Santiago de Cuba a Month after Sandy

Dariela Aquique

Repairs continue on the Santiago electric lines.

HAVANA TIMES — Many people are wondering what the real situation is in the city of Santiago de Cuba a month after it being hammered by Hurricane Sandy.

As is logical, the official reports speak only of “major steps forward” in the restoration and recovery of this eastern Cuban city. It’s also worth noting that although the authorities have worked tirelessly, and are continuing to work in this sense, the state of repair is far from the optimal conditions announced by the media.

The Civil Defense Council is still active in the province since the completion of the recuperation phase has not yet been declared. There also remain trees, giant roots and debris on many streets (especially in the low-income and outlying areas).

Electric service has returned for the most part, but not entirely, with street lighting only having been restored along the most central streets and avenues. Problems with telephone service also persist.

Post-Sandy Santiago doesn’t seem the same, not only because of its streets now being scorched by the blazing tropical sun (which the city’s once abundant trees prevented), nor is it different just because its cathedral domes are gone, and nor is it because of the innumerable building collapses.

Santiago doesn’t seem to be same because something has changed in its people.

There are various opinions about the social impact of Sandy’s winds.

In the first few hours after the disaster, and days later, several arrests were made of unscrupulous individuals who had used the incident to loot shops, markets, schools and other facilities.

In the midst of the hardship and chaos of the first several days, other people were charged with selling groceries and other necessities (i.e. bread and candles) at inflated prices on the black market.

As for the government, within weeks it began selling building materials for the homes that were damaged.
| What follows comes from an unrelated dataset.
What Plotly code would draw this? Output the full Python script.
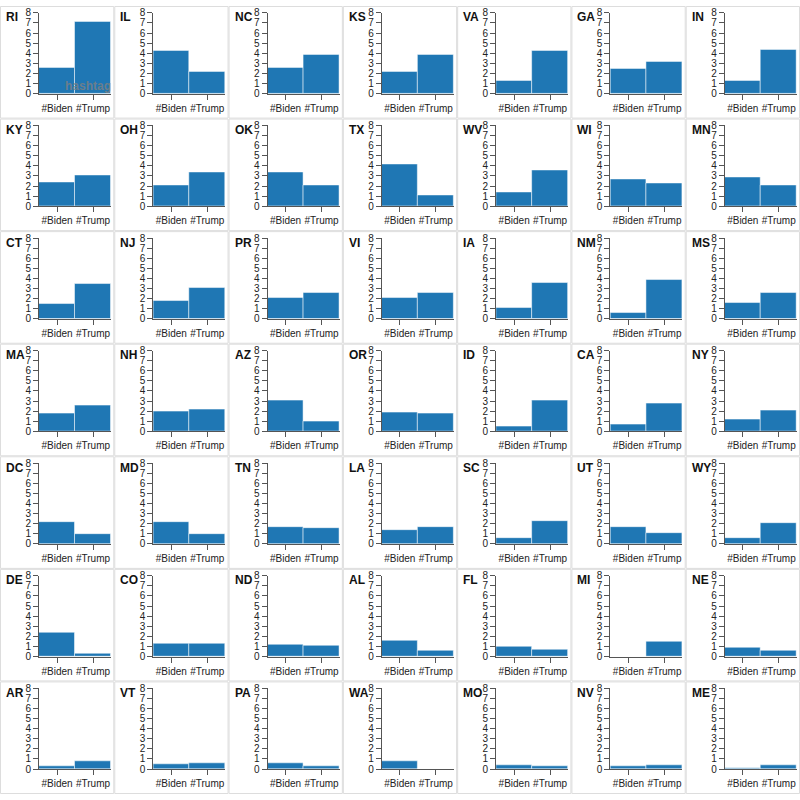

As could be expected, the people who were suffering the most were those with the lowest incomes and living in the most sub-standard housing.

Complaints by the public became enormous, rising to a deafening cry, when we were told that construction materials would be sold at the same prices as under normal conditions (for example: one sheet of corrugated fiber-cement roofing was to go for 105 pesos and one sheet of corrugated tin roofing for 500 pesos – keeping in mind that a worker’s average monthly income is around 400 pesos).

People would have to ask for credit to pay for those materials and later gradually pay these loans off out of their already woefully inadequate wages.

It seems that the mass discontentment with that proposition was heard loudly and clearly by the authorities, who decided that the government would cover 50 percent of the costs of those purchases – a measure that has calmed things down a bit.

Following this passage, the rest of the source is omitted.